— TASK DETAILS —
Give every line of the data again, unchanged, but with no pictures.
=== DATA ===
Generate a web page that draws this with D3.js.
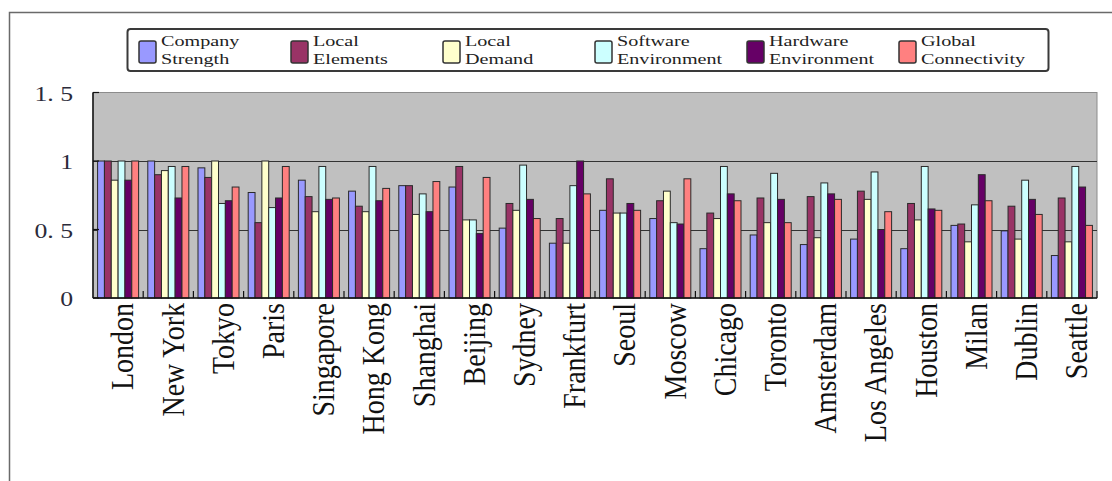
<!DOCTYPE html>
<html>
<head>
<meta charset="utf-8">
<script src="https://cdn.jsdelivr.net/npm/d3@7/dist/d3.min.js"></script>
<style>
  html, body { margin: 0; padding: 0; background: #ffffff; }
  svg { display: block; }
  text { font-family: "Liberation Serif", "Times New Roman", serif; }
</style>
</head>
<body>
<svg id="chart" width="1112" height="481"></svg>
<script>
// Cities along the x axis
const categories = ["London", "New York", "Tokyo", "Paris", "Singapore", "Hong Kong", "Shanghai",
  "Beijing", "Sydney", "Frankfurt", "Seoul", "Moscow", "Chicago", "Toronto", "Amsterdam",
  "Los Angeles", "Houston", "Milan", "Dublin", "Seattle"];

// Index scores per city, one array per factor
const companyStrength = [1.00, 1.00, 0.95, 0.77, 0.86, 0.78, 0.82, 0.81, 0.51, 0.40, 0.64, 0.58, 0.36, 0.46, 0.39, 0.43, 0.36, 0.53, 0.49, 0.31];
const localElements   = [1.00, 0.90, 0.88, 0.55, 0.74, 0.67, 0.82, 0.96, 0.69, 0.58, 0.87, 0.71, 0.62, 0.73, 0.74, 0.78, 0.69, 0.54, 0.67, 0.73];
const localDemand     = [0.86, 0.93, 1.00, 1.00, 0.63, 0.63, 0.61, 0.57, 0.64, 0.40, 0.62, 0.78, 0.58, 0.55, 0.44, 0.72, 0.57, 0.41, 0.43, 0.41];
const softwareEnv     = [1.00, 0.96, 0.69, 0.66, 0.96, 0.96, 0.76, 0.57, 0.97, 0.82, 0.62, 0.55, 0.96, 0.91, 0.84, 0.92, 0.96, 0.68, 0.86, 0.96];
const hardwareEnv     = [0.86, 0.73, 0.71, 0.73, 0.72, 0.71, 0.63, 0.47, 0.72, 1.00, 0.69, 0.54, 0.76, 0.72, 0.76, 0.50, 0.65, 0.90, 0.72, 0.81];
const globalConn      = [1.00, 0.96, 0.81, 0.96, 0.73, 0.80, 0.85, 0.88, 0.58, 0.76, 0.64, 0.87, 0.71, 0.55, 0.72, 0.63, 0.64, 0.71, 0.61, 0.53];

// Legend labels (two lines each)
const seriesNames = [
  ["Company", "Strength"],
  ["Local", "Elements"],
  ["Local", "Demand"],
  ["Software", "Environment"],
  ["Hardware", "Environment"],
  ["Global", "Connectivity"]
];
const seriesColors = ["#9999ff", "#993366", "#ffffcc", "#ccffff", "#660066", "#ff8080"];

// Y axis ticks and their printed labels
const yTicks = [0, 0.5, 1, 1.5];
const yTickLabels = ["0", "0. 5", "1", "1. 5"];

const seriesValues = [companyStrength, localElements, localDemand, softwareEnv, hardwareEnv, globalConn];

const svg = d3.select("#chart");

// Outer chart frame
svg.append("path")
  .attr("d", "M9.5,481 L9.5,12.5 L1112,12.5")
  .attr("fill", "none")
  .attr("stroke", "#6a6a6a")
  .attr("stroke-width", 1.5);

const plot = { left: 93, right: 1097, top: 92.5, bottom: 298 };

const x = d3.scaleBand()
  .domain(categories)
  .range([plot.left, plot.right])
  .paddingInner(0.183)
  .paddingOuter(0.0915);

const xInner = d3.scaleBand()
  .domain(d3.range(seriesValues.length))
  .range([0, x.bandwidth()]);

const y = d3.scaleLinear().domain([0, 1.5]).range([plot.bottom, plot.top]);

// Plot background
svg.append("rect")
  .attr("x", plot.left).attr("y", plot.top)
  .attr("width", plot.right - plot.left)
  .attr("height", plot.bottom - plot.top)
  .attr("fill", "#c0c0c0")
  .attr("stroke", "#8c8c8c")
  .attr("stroke-width", 1);

// Horizontal gridlines
svg.append("g")
  .selectAll("line")
  .data([0.5, 1])
  .join("line")
  .attr("x1", plot.left).attr("x2", plot.right)
  .attr("y1", d => Math.round(y(d)) + 0.5)
  .attr("y2", d => Math.round(y(d)) + 0.5)
  .attr("stroke", "#333333")
  .attr("stroke-width", 1.2);

// Bars
const groups = svg.append("g")
  .selectAll("g")
  .data(categories)
  .join("g")
  .attr("transform", d => `translate(${x(d)},0)`);

groups.selectAll("rect")
  .data((d, i) => seriesValues.map((s, k) => ({ k, v: s[i] })))
  .join("rect")
  .attr("x", d => xInner(d.k))
  .attr("width", xInner.bandwidth())
  .attr("y", d => y(d.v))
  .attr("height", d => y(0) - y(d.v))
  .attr("fill", d => seriesColors[d.k])
  .attr("stroke", "#2a2a2a")
  .attr("stroke-width", 1);

// Y axis line and inner ticks
svg.append("line")
  .attr("x1", plot.left).attr("x2", plot.left)
  .attr("y1", plot.top).attr("y2", plot.bottom)
  .attr("stroke", "#111").attr("stroke-width", 1.5);

svg.append("g")
  .selectAll("line")
  .data(yTicks)
  .join("line")
  .attr("x1", plot.left).attr("x2", plot.left + 6)
  .attr("y1", d => y(d)).attr("y2", d => y(d))
  .attr("stroke", "#111").attr("stroke-width", 1.2);

svg.append("g")
  .selectAll("text")
  .data(yTicks)
  .join("text")
  .attr("transform", d => `translate(73,${y(d) + 1}) scale(1.17,1)`)
  .attr("text-anchor", "end")
  .attr("dy", "0.34em")
  .attr("font-size", 22)
  .attr("fill", "#2b2b3a")
  .text((d, i) => yTickLabels[i]);

// X axis line and inner tick marks between categories
svg.append("line")
  .attr("x1", plot.left).attr("x2", plot.right)
  .attr("y1", plot.bottom).attr("y2", plot.bottom)
  .attr("stroke", "#111").attr("stroke-width", 1.5);

const boundaries = categories.slice(1).map(c => x(c) - x.step() * x.paddingInner() / 2);
boundaries.push(plot.right);
svg.append("g")
  .selectAll("line")
  .data(boundaries)
  .join("line")
  .attr("x1", d => d).attr("x2", d => d)
  .attr("y1", plot.bottom).attr("y2", plot.bottom - 7)
  .attr("stroke", "#111").attr("stroke-width", 1.2);

// Category labels, rotated
svg.append("g")
  .selectAll("text")
  .data(categories)
  .join("text")
  .attr("transform", d => `translate(${x(d) + x.bandwidth() / 2 + 4},303) scale(1.15,1) rotate(-90)`)
  .attr("text-anchor", "end")
  .attr("dy", "0.35em")
  .attr("font-size", 28)
  .attr("fill", "#111")
  .text(d => d);

// Legend
const legend = svg.append("g");
legend.append("rect")
  .attr("x", 127.5).attr("y", 29)
  .attr("width", 921).attr("height", 42)
  .attr("rx", 3)
  .attr("fill", "#ffffff")
  .attr("stroke", "#3a3a3a")
  .attr("stroke-width", 2);

const items = legend.selectAll("g.item")
  .data(seriesNames)
  .join("g")
  .attr("class", "item")
  .attr("transform", (d, i) => `translate(${139 + i * 152},0)`);

items.append("rect")
  .attr("x", 0).attr("y", 41)
  .attr("width", 17).attr("height", 22)
  .attr("rx", 2)
  .attr("fill", (d, i) => seriesColors[i])
  .attr("stroke", "#333")
  .attr("stroke-width", 1.5);

// Two stacked lines per legend label
items.each(function (d) {
  const g = d3.select(this);
  d.forEach((line, j) => {
    g.append("text")
      .attr("transform", `translate(22,${45.5 + j * 18}) scale(1.3,1)`)
      .attr("font-size", 15.5)
      .attr("fill", "#222")
      .text(line);
  });
});
</script>
</body>
</html>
===
— ANSWER BELOW —
Generate a web page that draws this with D3.js.
<!DOCTYPE html>
<html>
<head>
<meta charset="utf-8">
<script src="https://cdn.jsdelivr.net/npm/d3@7/dist/d3.min.js"></script>
<style>
  html, body { margin: 0; padding: 0; background: #ffffff; }
  svg { display: block; }
  text { font-family: "Liberation Serif", "Times New Roman", serif; }
</style>
</head>
<body>
<svg id="chart" width="1112" height="481"></svg>
<script>
// Cities along the x axis
const categories = ["London", "New York", "Tokyo", "Paris", "Singapore", "Hong Kong", "Shanghai",
  "Beijing", "Sydney", "Frankfurt", "Seoul", "Moscow", "Chicago", "Toronto", "Amsterdam",
  "Los Angeles", "Houston", "Milan", "Dublin", "Seattle"];

// Index scores per city, one array per factor
const companyStrength = [1.00, 1.00, 0.95, 0.77, 0.86, 0.78, 0.82, 0.81, 0.51, 0.40, 0.64, 0.58, 0.36, 0.46, 0.39, 0.43, 0.36, 0.53, 0.49, 0.31];
const localElements   = [1.00, 0.90, 0.88, 0.55, 0.74, 0.67, 0.82, 0.96, 0.69, 0.58, 0.87, 0.71, 0.62, 0.73, 0.74, 0.78, 0.69, 0.54, 0.67, 0.73];
const localDemand     = [0.86, 0.93, 1.00, 1.00, 0.63, 0.63, 0.61, 0.57, 0.64, 0.40, 0.62, 0.78, 0.58, 0.55, 0.44, 0.72, 0.57, 0.41, 0.43, 0.41];
const softwareEnv     = [1.00, 0.96, 0.69, 0.66, 0.96, 0.96, 0.76, 0.57, 0.97, 0.82, 0.62, 0.55, 0.96, 0.91, 0.84, 0.92, 0.96, 0.68, 0.86, 0.96];
const hardwareEnv     = [0.86, 0.73, 0.71, 0.73, 0.72, 0.71, 0.63, 0.47, 0.72, 1.00, 0.69, 0.54, 0.76, 0.72, 0.76, 0.50, 0.65, 0.90, 0.72, 0.81];
const globalConn      = [1.00, 0.96, 0.81, 0.96, 0.73, 0.80, 0.85, 0.88, 0.58, 0.76, 0.64, 0.87, 0.71, 0.55, 0.72, 0.63, 0.64, 0.71, 0.61, 0.53];

// Legend labels (two lines each)
const seriesNames = [
  ["Company", "Strength"],
  ["Local", "Elements"],
  ["Local", "Demand"],
  ["Software", "Environment"],
  ["Hardware", "Environment"],
  ["Global", "Connectivity"]
];
const seriesColors = ["#9999ff", "#993366", "#ffffcc", "#ccffff", "#660066", "#ff8080"];

// Y axis ticks and their printed labels
const yTicks = [0, 0.5, 1, 1.5];
const yTickLabels = ["0", "0. 5", "1", "1. 5"];

const seriesValues = [companyStrength, localElements, localDemand, softwareEnv, hardwareEnv, globalConn];

const svg = d3.select("#chart");

// Outer chart frame
svg.append("path")
  .attr("d", "M9.5,481 L9.5,12.5 L1112,12.5")
  .attr("fill", "none")
  .attr("stroke", "#6a6a6a")
  .attr("stroke-width", 1.5);

const plot = { left: 93, right: 1097, top: 92.5, bottom: 298 };

const x = d3.scaleBand()
  .domain(categories)
  .range([plot.left, plot.right])
  .paddingInner(0.183)
  .paddingOuter(0.0915);

const xInner = d3.scaleBand()
  .domain(d3.range(seriesValues.length))
  .range([0, x.bandwidth()]);

const y = d3.scaleLinear().domain([0, 1.5]).range([plot.bottom, plot.top]);

// Plot background
svg.append("rect")
  .attr("x", plot.left).attr("y", plot.top)
  .attr("width", plot.right - plot.left)
  .attr("height", plot.bottom - plot.top)
  .attr("fill", "#c0c0c0")
  .attr("stroke", "#8c8c8c")
  .attr("stroke-width", 1);

// Horizontal gridlines
svg.append("g")
  .selectAll("line")
  .data([0.5, 1])
  .join("line")
  .attr("x1", plot.left).attr("x2", plot.right)
  .attr("y1", d => Math.round(y(d)) + 0.5)
  .attr("y2", d => Math.round(y(d)) + 0.5)
  .attr("stroke", "#333333")
  .attr("stroke-width", 1.2);

// Bars
const groups = svg.append("g")
  .selectAll("g")
  .data(categories)
  .join("g")
  .attr("transform", d => `translate(${x(d)},0)`);

groups.selectAll("rect")
  .data((d, i) => seriesValues.map((s, k) => ({ k, v: s[i] })))
  .join("rect")
  .attr("x", d => xInner(d.k))
  .attr("width", xInner.bandwidth())
  .attr("y", d => y(d.v))
  .attr("height", d => y(0) - y(d.v))
  .attr("fill", d => seriesColors[d.k])
  .attr("stroke", "#2a2a2a")
  .attr("stroke-width", 1);

// Y axis line and inner ticks
svg.append("line")
  .attr("x1", plot.left).attr("x2", plot.left)
  .attr("y1", plot.top).attr("y2", plot.bottom)
  .attr("stroke", "#111").attr("stroke-width", 1.5);

svg.append("g")
  .selectAll("line")
  .data(yTicks)
  .join("line")
  .attr("x1", plot.left).attr("x2", plot.left + 6)
  .attr("y1", d => y(d)).attr("y2", d => y(d))
  .attr("stroke", "#111").attr("stroke-width", 1.2);

svg.append("g")
  .selectAll("text")
  .data(yTicks)
  .join("text")
  .attr("transform", d => `translate(73,${y(d) + 1}) scale(1.17,1)`)
  .attr("text-anchor", "end")
  .attr("dy", "0.34em")
  .attr("font-size", 22)
  .attr("fill", "#2b2b3a")
  .text((d, i) => yTickLabels[i]);

// X axis line and inner tick marks between categories
svg.append("line")
  .attr("x1", plot.left).attr("x2", plot.right)
  .attr("y1", plot.bottom).attr("y2", plot.bottom)
  .attr("stroke", "#111").attr("stroke-width", 1.5);

const boundaries = categories.slice(1).map(c => x(c) - x.step() * x.paddingInner() / 2);
boundaries.push(plot.right);
svg.append("g")
  .selectAll("line")
  .data(boundaries)
  .join("line")
  .attr("x1", d => d).attr("x2", d => d)
  .attr("y1", plot.bottom).attr("y2", plot.bottom - 7)
  .attr("stroke", "#111").attr("stroke-width", 1.2);

// Category labels, rotated
svg.append("g")
  .selectAll("text")
  .data(categories)
  .join("text")
  .attr("transform", d => `translate(${x(d) + x.bandwidth() / 2 + 4},303) scale(1.15,1) rotate(-90)`)
  .attr("text-anchor", "end")
  .attr("dy", "0.35em")
  .attr("font-size", 28)
  .attr("fill", "#111")
  .text(d => d);

// Legend
const legend = svg.append("g");
legend.append("rect")
  .attr("x", 127.5).attr("y", 29)
  .attr("width", 921).attr("height", 42)
  .attr("rx", 3)
  .attr("fill", "#ffffff")
  .attr("stroke", "#3a3a3a")
  .attr("stroke-width", 2);

const items = legend.selectAll("g.item")
  .data(seriesNames)
  .join("g")
  .attr("class", "item")
  .attr("transform", (d, i) => `translate(${139 + i * 152},0)`);

items.append("rect")
  .attr("x", 0).attr("y", 41)
  .attr("width", 17).attr("height", 22)
  .attr("rx", 2)
  .attr("fill", (d, i) => seriesColors[i])
  .attr("stroke", "#333")
  .attr("stroke-width", 1.5);

// Two stacked lines per legend label
items.each(function (d) {
  const g = d3.select(this);
  d.forEach((line, j) => {
    g.append("text")
      .attr("transform", `translate(22,${45.5 + j * 18}) scale(1.3,1)`)
      .attr("font-size", 15.5)
      .attr("fill", "#222")
      .text(line);
  });
});
</script>
</body>
</html>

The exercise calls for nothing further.